During her last moments, it was gathered that her son and heir to the throne, Prince Charles as well as his siblings, relatives and other senior royals travelled to Balmoral to be at their mother’s side.
Below are 8 things to know about the late British monarch;
• Born Elizabeth Alexandra Mary on April 21, 1926. She was Queen of the United Kingdom and 14 other sovereign countries.
• Elizabeth was born in Mayfair, London, as the first child of the Duke and Duchess of York (later King George VI and Queen Elizabeth).

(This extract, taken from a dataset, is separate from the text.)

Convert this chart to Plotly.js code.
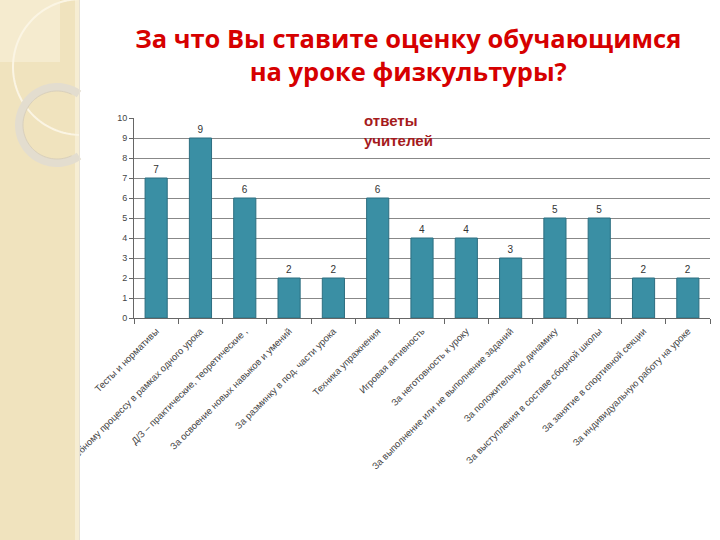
<!DOCTYPE html>
<html>
<head>
<meta charset="utf-8">
<script src="https://cdn.plot.ly/plotly-3.0.1.min.js"></script>
<style>html,body{margin:0;padding:0;background:#fff;}#chart{width:720px;height:540px;}</style>
</head>
<body>
<div id="chart"></div>
<script>
const categories = [
  "Тесты и нормативы",
  "За отношение к учебному процессу в рамках одного урока",
  "Д/З – практические, теоретические ,",
  "За освоение новых навыков и умений",
  "За разминку в под. части урока",
  "Техника упражнения",
  "Игровая активность",
  "За неготовность к уроку",
  "За выполнение или не выполнение заданий",
  "За положительную динамику",
  "За выступления в составе сборной школы",
  "За занятие в спортивной секции",
  "За индивидуальную работу на уроке"
];
const values = [7, 9, 6, 2, 2, 6, 4, 4, 3, 5, 5, 2, 2];
const yTicks = [0, 1, 2, 3, 4, 5, 6, 7, 8, 9, 10];
const titleText = "За что Вы ставите оценку обучающимся<br>на уроке физкультуры?";
const noteText = "ответы<br>учителей";

// decoration helpers (pixel -> paper coords of the plot area)
const PL = 134, PT = 118, PW = 576, PH = 200;
function px(x) { return (x - PL) / PW; }
function py(y) { return (PT + PH - y) / PH; }
function arcPath(cx, cy, r, a0, a1, n) {
  let d = "";
  for (let i = 0; i <= n; i++) {
    const a = (a0 + (a1 - a0) * i / n) * Math.PI / 180;
    const x = cx + r * Math.cos(a), y = cy - r * Math.sin(a);
    d += (i === 0 ? "M" : "L") + px(x).toFixed(5) + "," + py(y).toFixed(5);
  }
  return d;
}
const ringStart = Math.acos((79 - 57) / 38) * 180 / Math.PI;
const bigStart = Math.acos((79 - 81) / 68) * 180 / Math.PI;

const trace = {
  type: "bar",
  x: categories,
  y: values,
  text: values.map(String),
  textposition: "outside",
  textfont: {family: "Arial, Liberation Sans, sans-serif", size: 10, color: "#333"},
  cliponaxis: false,
  width: 0.5,
  marker: {color: "#3A8FA4", line: {color: "#2C6E80", width: 1}},
  hoverinfo: "none"
};

const layout = {
  width: 720, height: 540,
  margin: {l: PL, r: 10, t: PT, b: 222, pad: 0},
  paper_bgcolor: "#ffffff",
  plot_bgcolor: "#ffffff",
  showlegend: false,
  title: {
    text: titleText,
    font: {family: "'Open Sans', Lato, sans-serif", size: 25.5, color: "#D60000", weight: "bold"},
    x: 0.567, xanchor: "center", xref: "container",
    y: 1 - 48/540, yanchor: "top", yref: "container"
  },
  xaxis: {
    type: "category",
    tickangle: -45,
    tickfont: {family: "Arial, Liberation Sans, sans-serif", size: 9.5, color: "#444"},
    ticks: "outside", ticklen: 5, tickcolor: "#666", tickson: "boundaries",
    ticklabelstandoff: 3,
    showline: true, linecolor: "#666", linewidth: 1,
    showgrid: false, automargin: false, fixedrange: true
  },
  yaxis: {
    range: [0, 10],
    tickvals: yTicks,
    ticktext: yTicks.map(String),
    tickfont: {family: "Arial, Liberation Sans, sans-serif", size: 9, color: "#444"},
    ticks: "outside", ticklen: 4, tickcolor: "#666",
    showline: true, linecolor: "#666", linewidth: 1,
    showgrid: true, gridcolor: "#888888", gridwidth: 1,
    zeroline: false, automargin: false, fixedrange: true
  },
  annotations: [{
    text: noteText,
    xref: "paper", yref: "paper", x: px(362), y: py(110),
    xanchor: "left", yanchor: "top", showarrow: false, align: "left",
    font: {family: "Arial, Liberation Sans, sans-serif", size: 15, color: "#A51A1C", weight: "bold"}
  }],
  shapes: [
    {type: "rect", xref: "paper", yref: "paper", layer: "above",
     x0: px(0), x1: px(79), y0: py(540), y1: py(0),
     fillcolor: "#F0E3BE", line: {width: 0}},
    {type: "rect", xref: "paper", yref: "paper", layer: "above",
     x0: px(0), x1: px(60), y0: py(62), y1: py(0),
     fillcolor: "#F5EBCF", line: {width: 0}},
    {type: "rect", xref: "paper", yref: "paper", layer: "above",
     x0: px(75), x1: px(79), y0: py(540), y1: py(0),
     fillcolor: "#F6EDD3", line: {width: 0}},
    {type: "path", xref: "paper", yref: "paper", layer: "above",
     path: arcPath(81, 67, 68, bigStart, 360 - bigStart, 80),
     line: {color: "#FBF5E4", width: 2}},
    {type: "path", xref: "paper", yref: "paper", layer: "above",
     path: arcPath(57, 125, 38, ringStart, 360 - ringStart, 80),
     line: {color: "#E3DDCF", width: 8}},
    {type: "path", xref: "paper", yref: "paper", layer: "above",
     path: arcPath(57, 125, 34, ringStart + 10, 360 - ringStart - 10, 80),
     line: {color: "#D9D0BC", width: 1}},
    {type: "line", xref: "paper", yref: "paper", layer: "above",
     x0: px(79.5), x1: px(79.5), y0: py(540), y1: py(0),
     line: {color: "#E6E0D2", width: 1}}
  ]
};

Plotly.newPlot("chart", [trace], layout, {displayModeBar: false, staticPlot: true});
</script>
</body>
</html>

Her father acceded to the throne in 1936 upon the abdication of his brother, King Edward VIII, making Elizabeth the heir presumptive.
• When her father died in February 1952, Elizabeth — then 25 years old — became queen regnant of seven independent Commonwealth countries: the United Kingdom, Canada, Australia, New Zealand, South Africa, Pakistan, and Ceylon (known today as Sri Lanka), as well as Head of the Commonwealth.
• In November 1947, she married Philip Mountbatten, a former prince of Greece and Denmark, and their marriage lasted 73 years until his death in April 2021. They had four children together: Charles, Prince of Wales; Anne, Princess Royal; Prince Andrew, Duke of York; and Prince Edward, Earl of Wessex.
• Significant events include Elizabeth’s coronation in 1953 and the celebrations of her Silver, Golden, Diamond, and Platinum jubilees in 1977, 2002, 2012, and 2022, respectively.
• Elizabeth is the longest-lived and longest-reigning British monarch, the oldest and longest-serving incumbent head of state, and the second-longest verifiable reigning sovereign monarch in world history.
• The queen reigned as a constitutional monarch through major political changes such as the Troubles in Northern Ireland, devolution in the United Kingdom, the decolonisation of Africa, and the United Kingdom’s accession to the European Communities and withdrawal from the European Union.
• She has faced occasional republican sentiment and media criticism of her family, particularly after the breakdowns of her children’s marriages, her annus horribilis in 1992, and the death of her former daughter-in-law Diana, Princess of Wales, in 1997.